[Begin Input rows]

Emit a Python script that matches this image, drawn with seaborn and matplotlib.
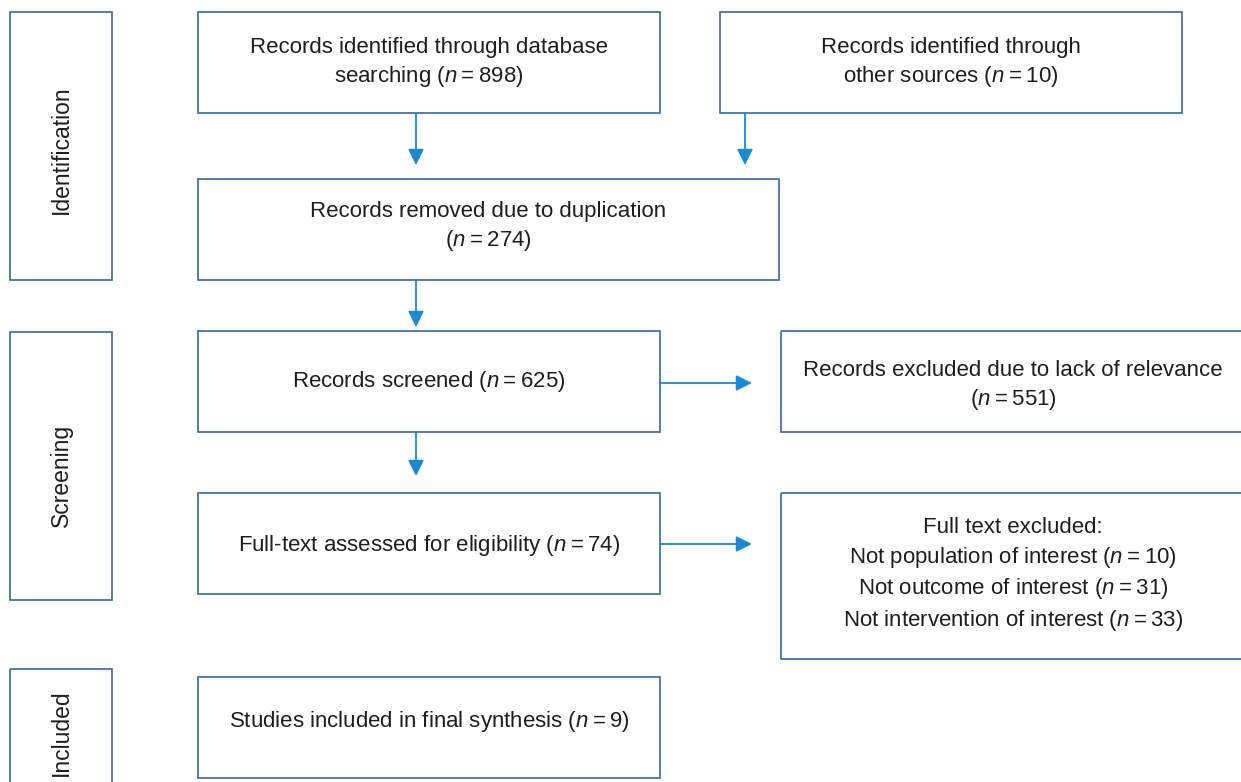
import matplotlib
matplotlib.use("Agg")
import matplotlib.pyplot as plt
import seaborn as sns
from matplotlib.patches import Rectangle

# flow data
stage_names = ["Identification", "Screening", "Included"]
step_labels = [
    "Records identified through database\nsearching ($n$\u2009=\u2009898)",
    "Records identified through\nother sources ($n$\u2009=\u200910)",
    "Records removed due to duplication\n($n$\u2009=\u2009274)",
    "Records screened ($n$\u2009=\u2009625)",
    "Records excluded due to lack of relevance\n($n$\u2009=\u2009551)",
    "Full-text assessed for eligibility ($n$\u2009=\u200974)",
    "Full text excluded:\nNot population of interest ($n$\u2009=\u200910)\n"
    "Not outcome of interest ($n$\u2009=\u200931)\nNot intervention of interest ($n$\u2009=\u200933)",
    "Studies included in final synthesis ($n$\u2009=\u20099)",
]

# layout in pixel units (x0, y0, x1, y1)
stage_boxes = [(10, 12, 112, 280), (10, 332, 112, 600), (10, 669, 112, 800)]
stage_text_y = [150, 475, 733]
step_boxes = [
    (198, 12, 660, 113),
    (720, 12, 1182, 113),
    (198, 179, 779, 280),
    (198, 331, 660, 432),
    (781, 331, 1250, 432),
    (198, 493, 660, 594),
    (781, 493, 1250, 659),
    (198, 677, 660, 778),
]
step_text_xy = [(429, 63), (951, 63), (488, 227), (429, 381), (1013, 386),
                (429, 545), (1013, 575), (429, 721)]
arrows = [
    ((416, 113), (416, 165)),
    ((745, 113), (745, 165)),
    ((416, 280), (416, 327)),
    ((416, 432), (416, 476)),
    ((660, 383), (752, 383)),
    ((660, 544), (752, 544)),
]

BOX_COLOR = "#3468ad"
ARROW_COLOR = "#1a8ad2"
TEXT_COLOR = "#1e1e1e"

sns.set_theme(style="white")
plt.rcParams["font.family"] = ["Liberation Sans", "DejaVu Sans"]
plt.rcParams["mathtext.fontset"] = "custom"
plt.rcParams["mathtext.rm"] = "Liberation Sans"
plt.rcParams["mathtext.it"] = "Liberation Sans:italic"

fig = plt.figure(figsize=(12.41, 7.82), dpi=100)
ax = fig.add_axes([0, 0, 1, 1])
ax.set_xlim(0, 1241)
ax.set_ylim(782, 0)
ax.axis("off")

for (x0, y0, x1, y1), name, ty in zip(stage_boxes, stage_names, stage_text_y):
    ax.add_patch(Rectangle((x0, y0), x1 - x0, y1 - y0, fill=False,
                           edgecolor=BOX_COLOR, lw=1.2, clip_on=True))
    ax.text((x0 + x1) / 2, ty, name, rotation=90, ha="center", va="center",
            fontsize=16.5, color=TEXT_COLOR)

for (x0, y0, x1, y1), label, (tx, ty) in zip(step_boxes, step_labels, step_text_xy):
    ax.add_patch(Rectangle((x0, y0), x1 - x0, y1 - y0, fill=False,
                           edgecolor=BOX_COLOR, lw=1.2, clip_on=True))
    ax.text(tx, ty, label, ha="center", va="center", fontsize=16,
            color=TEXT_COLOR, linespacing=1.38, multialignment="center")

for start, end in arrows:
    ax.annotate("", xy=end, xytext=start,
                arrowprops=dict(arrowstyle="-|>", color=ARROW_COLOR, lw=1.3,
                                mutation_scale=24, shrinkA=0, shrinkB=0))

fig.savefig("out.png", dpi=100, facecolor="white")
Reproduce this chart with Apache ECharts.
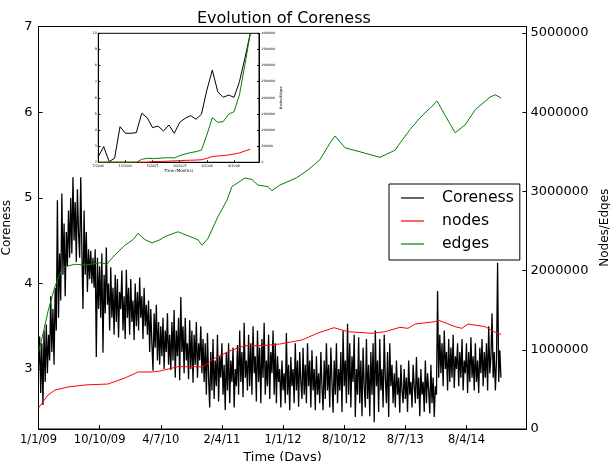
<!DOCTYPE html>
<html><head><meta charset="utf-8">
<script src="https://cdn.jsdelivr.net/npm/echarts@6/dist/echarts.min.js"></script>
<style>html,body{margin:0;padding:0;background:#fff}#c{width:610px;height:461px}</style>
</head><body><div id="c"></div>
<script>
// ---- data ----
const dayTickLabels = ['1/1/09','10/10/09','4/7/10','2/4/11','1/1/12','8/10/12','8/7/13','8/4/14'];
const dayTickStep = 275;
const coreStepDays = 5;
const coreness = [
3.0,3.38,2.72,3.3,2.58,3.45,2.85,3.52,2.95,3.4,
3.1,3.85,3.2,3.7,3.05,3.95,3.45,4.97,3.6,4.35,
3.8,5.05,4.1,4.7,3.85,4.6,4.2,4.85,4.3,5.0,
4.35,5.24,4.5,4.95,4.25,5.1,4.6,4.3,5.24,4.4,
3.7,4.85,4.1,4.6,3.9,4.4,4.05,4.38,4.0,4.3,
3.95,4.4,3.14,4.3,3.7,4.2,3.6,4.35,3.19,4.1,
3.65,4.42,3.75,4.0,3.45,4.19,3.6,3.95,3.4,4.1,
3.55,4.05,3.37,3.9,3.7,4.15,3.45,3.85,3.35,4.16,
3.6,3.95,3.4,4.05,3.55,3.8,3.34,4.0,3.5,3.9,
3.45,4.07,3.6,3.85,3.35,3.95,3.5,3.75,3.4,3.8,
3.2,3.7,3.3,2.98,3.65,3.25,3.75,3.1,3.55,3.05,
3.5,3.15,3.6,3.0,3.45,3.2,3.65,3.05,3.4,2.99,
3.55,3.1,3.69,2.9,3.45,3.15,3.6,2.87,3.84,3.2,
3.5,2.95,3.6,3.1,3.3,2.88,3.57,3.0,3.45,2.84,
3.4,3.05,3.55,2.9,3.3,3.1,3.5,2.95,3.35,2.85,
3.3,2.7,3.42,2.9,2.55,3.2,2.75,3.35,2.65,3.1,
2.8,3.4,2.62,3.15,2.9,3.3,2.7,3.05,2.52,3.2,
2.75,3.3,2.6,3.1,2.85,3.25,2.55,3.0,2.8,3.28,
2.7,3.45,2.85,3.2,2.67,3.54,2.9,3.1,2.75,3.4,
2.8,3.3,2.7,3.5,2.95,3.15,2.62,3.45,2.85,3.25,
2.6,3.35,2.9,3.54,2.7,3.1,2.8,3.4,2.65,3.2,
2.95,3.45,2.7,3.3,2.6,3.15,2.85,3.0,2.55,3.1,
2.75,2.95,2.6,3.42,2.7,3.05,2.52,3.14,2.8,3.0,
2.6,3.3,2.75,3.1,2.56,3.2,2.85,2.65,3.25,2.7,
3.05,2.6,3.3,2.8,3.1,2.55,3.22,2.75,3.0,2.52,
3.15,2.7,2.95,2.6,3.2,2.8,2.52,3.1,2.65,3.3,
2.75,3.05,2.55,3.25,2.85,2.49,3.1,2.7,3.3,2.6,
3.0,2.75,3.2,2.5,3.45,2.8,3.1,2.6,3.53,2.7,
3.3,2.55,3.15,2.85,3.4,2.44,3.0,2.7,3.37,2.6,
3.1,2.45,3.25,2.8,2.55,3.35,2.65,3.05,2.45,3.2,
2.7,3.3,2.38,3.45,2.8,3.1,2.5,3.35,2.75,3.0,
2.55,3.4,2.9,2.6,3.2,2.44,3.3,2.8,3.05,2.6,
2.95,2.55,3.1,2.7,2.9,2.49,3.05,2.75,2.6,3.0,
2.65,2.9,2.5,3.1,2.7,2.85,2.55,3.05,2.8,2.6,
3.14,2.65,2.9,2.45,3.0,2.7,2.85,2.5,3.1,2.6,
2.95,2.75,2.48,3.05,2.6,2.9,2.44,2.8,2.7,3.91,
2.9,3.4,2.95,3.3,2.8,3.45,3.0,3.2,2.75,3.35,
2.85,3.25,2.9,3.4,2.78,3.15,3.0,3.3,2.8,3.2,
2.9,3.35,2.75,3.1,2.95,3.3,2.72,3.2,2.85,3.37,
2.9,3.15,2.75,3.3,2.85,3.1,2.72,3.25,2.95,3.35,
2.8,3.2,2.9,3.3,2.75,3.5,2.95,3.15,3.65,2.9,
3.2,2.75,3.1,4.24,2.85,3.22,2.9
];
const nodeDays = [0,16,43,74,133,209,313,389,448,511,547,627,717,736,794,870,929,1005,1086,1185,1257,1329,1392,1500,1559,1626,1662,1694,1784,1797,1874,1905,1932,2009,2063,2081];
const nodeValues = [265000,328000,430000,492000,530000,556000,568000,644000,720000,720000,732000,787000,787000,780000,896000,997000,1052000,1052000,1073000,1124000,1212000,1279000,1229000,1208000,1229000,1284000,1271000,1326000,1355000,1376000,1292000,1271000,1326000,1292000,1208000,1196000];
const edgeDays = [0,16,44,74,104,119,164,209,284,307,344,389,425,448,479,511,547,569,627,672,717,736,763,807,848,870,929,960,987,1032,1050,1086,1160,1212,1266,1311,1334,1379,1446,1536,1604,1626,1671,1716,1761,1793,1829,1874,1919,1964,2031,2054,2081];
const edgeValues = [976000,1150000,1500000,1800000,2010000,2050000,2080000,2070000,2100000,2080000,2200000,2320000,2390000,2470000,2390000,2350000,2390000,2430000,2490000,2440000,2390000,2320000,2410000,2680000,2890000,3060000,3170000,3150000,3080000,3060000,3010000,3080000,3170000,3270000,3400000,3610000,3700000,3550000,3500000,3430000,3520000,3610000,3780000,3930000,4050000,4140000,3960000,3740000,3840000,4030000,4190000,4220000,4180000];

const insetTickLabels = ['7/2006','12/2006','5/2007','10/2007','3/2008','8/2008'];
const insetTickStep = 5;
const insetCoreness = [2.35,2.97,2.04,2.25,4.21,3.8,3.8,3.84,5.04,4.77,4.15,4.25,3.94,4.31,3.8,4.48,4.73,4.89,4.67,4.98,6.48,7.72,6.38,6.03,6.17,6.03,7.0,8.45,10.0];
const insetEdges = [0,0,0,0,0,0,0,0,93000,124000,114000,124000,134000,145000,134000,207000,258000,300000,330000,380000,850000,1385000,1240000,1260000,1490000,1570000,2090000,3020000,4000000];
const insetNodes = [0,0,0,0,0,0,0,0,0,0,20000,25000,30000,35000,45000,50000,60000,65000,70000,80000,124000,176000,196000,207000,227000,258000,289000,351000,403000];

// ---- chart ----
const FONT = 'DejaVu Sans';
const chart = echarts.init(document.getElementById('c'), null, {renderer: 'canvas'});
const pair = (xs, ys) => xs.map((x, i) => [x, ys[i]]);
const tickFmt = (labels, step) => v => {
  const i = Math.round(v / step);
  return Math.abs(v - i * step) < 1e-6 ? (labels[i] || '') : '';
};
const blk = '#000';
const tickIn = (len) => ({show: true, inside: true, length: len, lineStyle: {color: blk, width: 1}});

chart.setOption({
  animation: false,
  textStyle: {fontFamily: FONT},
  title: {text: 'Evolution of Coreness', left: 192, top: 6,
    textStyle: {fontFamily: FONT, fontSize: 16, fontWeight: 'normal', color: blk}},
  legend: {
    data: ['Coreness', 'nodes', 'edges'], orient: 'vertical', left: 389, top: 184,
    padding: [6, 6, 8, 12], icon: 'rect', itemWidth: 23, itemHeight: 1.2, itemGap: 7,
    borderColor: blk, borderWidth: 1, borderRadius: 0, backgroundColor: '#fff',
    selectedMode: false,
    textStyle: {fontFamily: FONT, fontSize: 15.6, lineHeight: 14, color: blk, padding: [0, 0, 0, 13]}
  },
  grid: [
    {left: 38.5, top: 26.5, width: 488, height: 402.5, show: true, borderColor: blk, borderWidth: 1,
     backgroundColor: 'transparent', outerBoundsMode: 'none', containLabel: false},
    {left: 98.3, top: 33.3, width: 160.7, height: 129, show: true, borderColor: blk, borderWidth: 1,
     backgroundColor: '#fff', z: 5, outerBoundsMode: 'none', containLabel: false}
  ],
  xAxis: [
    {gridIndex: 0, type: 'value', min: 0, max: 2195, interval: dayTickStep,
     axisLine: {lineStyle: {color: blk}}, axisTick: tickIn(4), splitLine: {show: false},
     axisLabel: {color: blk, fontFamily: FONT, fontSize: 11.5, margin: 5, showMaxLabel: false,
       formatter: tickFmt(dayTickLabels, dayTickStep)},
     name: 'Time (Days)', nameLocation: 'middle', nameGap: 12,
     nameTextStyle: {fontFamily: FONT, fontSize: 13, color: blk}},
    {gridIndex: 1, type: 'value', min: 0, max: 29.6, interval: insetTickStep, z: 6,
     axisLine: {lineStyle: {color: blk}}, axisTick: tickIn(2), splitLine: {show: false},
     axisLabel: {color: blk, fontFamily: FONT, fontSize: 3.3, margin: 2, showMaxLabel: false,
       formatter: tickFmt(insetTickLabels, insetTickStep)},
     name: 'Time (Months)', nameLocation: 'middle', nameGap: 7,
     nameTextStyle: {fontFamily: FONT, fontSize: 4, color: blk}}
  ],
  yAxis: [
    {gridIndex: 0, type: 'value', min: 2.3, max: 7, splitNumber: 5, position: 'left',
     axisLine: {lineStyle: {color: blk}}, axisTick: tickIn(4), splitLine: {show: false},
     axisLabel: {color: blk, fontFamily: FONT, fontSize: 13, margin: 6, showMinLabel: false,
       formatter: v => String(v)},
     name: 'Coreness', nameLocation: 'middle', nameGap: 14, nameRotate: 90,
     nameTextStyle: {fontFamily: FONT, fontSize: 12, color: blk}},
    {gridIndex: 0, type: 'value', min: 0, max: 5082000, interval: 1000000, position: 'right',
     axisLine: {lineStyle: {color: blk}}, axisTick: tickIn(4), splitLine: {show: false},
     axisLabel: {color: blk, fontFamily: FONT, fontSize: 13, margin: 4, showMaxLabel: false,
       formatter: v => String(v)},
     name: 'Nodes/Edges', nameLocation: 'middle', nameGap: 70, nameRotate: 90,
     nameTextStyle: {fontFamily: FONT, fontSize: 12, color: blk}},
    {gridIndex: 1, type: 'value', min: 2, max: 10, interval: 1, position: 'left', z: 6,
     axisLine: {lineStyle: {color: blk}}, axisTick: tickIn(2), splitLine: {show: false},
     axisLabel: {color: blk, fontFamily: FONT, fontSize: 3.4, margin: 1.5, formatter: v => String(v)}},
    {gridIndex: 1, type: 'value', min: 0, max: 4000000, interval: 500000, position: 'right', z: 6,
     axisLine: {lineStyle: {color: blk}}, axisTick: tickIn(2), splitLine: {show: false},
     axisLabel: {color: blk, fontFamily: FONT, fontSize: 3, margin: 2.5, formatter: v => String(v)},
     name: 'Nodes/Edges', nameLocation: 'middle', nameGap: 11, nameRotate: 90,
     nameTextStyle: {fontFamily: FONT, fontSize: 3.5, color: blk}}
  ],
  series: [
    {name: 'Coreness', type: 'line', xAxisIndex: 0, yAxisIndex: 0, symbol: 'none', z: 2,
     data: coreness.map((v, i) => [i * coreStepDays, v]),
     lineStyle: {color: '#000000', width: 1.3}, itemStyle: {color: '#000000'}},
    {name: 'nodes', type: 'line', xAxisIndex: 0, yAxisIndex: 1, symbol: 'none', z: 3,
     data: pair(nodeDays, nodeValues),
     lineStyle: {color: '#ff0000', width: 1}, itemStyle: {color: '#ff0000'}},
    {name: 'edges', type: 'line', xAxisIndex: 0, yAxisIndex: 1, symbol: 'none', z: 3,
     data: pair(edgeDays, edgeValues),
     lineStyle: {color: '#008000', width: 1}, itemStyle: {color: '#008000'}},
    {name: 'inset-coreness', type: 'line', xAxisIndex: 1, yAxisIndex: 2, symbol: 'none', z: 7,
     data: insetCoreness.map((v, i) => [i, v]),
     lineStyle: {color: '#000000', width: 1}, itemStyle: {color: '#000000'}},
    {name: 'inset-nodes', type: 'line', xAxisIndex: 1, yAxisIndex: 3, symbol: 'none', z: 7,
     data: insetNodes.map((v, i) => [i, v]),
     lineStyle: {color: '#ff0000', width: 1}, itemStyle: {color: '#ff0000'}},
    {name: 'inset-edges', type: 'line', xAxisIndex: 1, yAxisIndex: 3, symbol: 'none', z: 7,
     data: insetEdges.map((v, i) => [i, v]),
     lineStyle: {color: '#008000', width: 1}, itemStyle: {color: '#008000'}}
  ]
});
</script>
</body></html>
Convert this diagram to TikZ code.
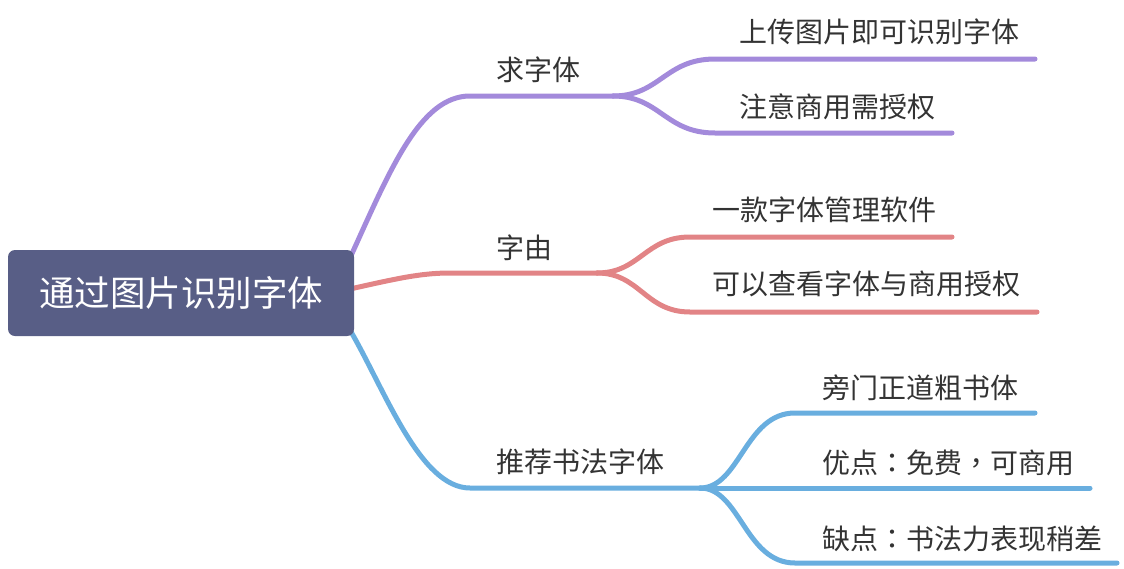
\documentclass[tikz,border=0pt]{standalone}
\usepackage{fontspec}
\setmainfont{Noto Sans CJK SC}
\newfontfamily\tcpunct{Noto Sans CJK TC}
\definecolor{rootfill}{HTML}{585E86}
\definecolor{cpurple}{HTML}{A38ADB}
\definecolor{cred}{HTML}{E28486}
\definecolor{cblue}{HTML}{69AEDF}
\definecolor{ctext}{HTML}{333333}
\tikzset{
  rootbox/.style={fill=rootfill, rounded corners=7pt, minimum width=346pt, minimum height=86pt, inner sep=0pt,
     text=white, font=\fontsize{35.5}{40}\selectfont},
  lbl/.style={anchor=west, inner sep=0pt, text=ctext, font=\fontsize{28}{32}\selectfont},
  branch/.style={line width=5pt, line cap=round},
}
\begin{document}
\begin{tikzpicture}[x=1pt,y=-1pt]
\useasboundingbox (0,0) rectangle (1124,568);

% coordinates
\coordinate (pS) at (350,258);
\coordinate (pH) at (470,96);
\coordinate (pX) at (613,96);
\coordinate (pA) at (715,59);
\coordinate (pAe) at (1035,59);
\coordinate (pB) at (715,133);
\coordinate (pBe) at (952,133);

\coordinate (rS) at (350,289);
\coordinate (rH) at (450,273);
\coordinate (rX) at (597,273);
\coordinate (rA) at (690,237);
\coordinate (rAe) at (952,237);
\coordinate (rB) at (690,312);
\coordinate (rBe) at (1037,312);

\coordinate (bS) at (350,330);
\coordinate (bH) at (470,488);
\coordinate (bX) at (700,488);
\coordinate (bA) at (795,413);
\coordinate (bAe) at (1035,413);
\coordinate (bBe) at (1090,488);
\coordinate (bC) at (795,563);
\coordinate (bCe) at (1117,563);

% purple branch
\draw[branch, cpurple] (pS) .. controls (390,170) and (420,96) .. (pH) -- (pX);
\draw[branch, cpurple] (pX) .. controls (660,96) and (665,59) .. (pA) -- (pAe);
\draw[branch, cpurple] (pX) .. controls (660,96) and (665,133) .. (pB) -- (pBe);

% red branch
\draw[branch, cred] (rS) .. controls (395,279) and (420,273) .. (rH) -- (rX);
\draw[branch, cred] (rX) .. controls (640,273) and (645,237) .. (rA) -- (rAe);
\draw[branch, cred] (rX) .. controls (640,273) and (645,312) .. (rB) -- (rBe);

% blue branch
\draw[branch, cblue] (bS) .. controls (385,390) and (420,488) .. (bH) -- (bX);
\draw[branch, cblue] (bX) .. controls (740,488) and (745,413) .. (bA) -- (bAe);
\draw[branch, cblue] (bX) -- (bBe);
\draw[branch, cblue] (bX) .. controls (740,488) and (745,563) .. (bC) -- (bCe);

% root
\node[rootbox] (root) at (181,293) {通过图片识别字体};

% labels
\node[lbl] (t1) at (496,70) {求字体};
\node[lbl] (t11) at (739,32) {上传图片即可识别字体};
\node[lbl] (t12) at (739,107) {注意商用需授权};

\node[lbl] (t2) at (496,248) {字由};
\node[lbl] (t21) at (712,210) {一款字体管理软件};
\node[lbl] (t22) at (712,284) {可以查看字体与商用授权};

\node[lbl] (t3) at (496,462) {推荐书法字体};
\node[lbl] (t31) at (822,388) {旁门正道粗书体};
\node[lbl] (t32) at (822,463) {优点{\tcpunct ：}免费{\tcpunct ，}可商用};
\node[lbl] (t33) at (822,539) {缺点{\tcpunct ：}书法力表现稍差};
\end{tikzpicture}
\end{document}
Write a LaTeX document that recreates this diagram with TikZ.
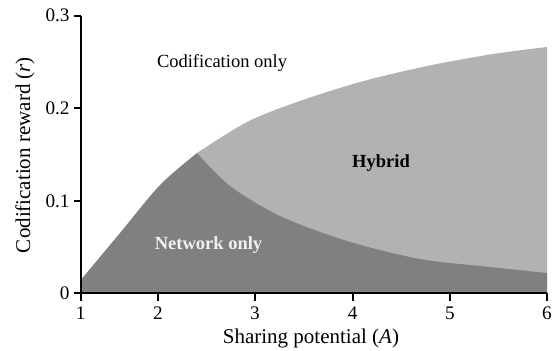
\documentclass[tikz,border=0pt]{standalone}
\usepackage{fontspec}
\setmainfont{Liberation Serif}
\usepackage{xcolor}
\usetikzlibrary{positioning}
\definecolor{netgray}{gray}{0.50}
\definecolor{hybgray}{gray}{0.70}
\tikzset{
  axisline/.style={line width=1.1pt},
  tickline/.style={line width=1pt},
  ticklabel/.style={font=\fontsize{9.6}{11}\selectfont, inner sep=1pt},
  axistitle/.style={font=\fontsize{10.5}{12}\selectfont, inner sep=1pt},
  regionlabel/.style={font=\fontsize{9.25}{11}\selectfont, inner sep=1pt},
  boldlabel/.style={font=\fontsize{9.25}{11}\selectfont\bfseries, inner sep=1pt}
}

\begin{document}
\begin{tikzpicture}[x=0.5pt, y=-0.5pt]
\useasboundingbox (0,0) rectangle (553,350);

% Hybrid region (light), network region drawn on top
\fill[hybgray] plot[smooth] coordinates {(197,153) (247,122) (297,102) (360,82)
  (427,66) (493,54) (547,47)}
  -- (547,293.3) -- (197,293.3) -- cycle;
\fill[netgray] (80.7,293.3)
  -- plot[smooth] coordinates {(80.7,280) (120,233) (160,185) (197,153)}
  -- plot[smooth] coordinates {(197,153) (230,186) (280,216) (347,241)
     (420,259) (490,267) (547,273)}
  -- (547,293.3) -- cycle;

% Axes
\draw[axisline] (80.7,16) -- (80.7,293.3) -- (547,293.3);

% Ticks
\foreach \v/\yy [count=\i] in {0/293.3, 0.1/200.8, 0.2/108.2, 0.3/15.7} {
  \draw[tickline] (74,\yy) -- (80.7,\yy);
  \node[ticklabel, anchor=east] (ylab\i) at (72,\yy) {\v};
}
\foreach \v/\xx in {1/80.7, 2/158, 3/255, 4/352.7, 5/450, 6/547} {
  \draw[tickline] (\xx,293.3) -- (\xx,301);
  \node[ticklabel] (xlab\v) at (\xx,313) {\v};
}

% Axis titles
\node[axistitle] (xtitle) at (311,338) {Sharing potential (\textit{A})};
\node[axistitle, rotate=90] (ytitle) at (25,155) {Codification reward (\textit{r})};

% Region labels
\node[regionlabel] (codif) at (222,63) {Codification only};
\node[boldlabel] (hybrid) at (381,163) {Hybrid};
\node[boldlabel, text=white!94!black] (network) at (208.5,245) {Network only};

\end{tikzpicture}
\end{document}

[End Input rows]

Exercise requirements
Go back to the lines above and output, exactly as they stand, the ones from the line containing "Write a LaTeX" to the line containing "text=white!94!black] (network) at". Leave all pictures behind.

Solution to this exercise
Write a LaTeX document that recreates this diagram with TikZ.
\documentclass[tikz,border=0pt]{standalone}
\usepackage{fontspec}
\setmainfont{Liberation Serif}
\usepackage{xcolor}
\usetikzlibrary{positioning}
\definecolor{netgray}{gray}{0.50}
\definecolor{hybgray}{gray}{0.70}
\tikzset{
  axisline/.style={line width=1.1pt},
  tickline/.style={line width=1pt},
  ticklabel/.style={font=\fontsize{9.6}{11}\selectfont, inner sep=1pt},
  axistitle/.style={font=\fontsize{10.5}{12}\selectfont, inner sep=1pt},
  regionlabel/.style={font=\fontsize{9.25}{11}\selectfont, inner sep=1pt},
  boldlabel/.style={font=\fontsize{9.25}{11}\selectfont\bfseries, inner sep=1pt}
}

\begin{document}
\begin{tikzpicture}[x=0.5pt, y=-0.5pt]
\useasboundingbox (0,0) rectangle (553,350);

% Hybrid region (light), network region drawn on top
\fill[hybgray] plot[smooth] coordinates {(197,153) (247,122) (297,102) (360,82)
  (427,66) (493,54) (547,47)}
  -- (547,293.3) -- (197,293.3) -- cycle;
\fill[netgray] (80.7,293.3)
  -- plot[smooth] coordinates {(80.7,280) (120,233) (160,185) (197,153)}
  -- plot[smooth] coordinates {(197,153) (230,186) (280,216) (347,241)
     (420,259) (490,267) (547,273)}
  -- (547,293.3) -- cycle;

% Axes
\draw[axisline] (80.7,16) -- (80.7,293.3) -- (547,293.3);

% Ticks
\foreach \v/\yy [count=\i] in {0/293.3, 0.1/200.8, 0.2/108.2, 0.3/15.7} {
  \draw[tickline] (74,\yy) -- (80.7,\yy);
  \node[ticklabel, anchor=east] (ylab\i) at (72,\yy) {\v};
}
\foreach \v/\xx in {1/80.7, 2/158, 3/255, 4/352.7, 5/450, 6/547} {
  \draw[tickline] (\xx,293.3) -- (\xx,301);
  \node[ticklabel] (xlab\v) at (\xx,313) {\v};
}

% Axis titles
\node[axistitle] (xtitle) at (311,338) {Sharing potential (\textit{A})};
\node[axistitle, rotate=90] (ytitle) at (25,155) {Codification reward (\textit{r})};

% Region labels
\node[regionlabel] (codif) at (222,63) {Codification only};
\node[boldlabel] (hybrid) at (381,163) {Hybrid};
\node[boldlabel, text=white!94!black] (network) at (208.5,245) {Network only};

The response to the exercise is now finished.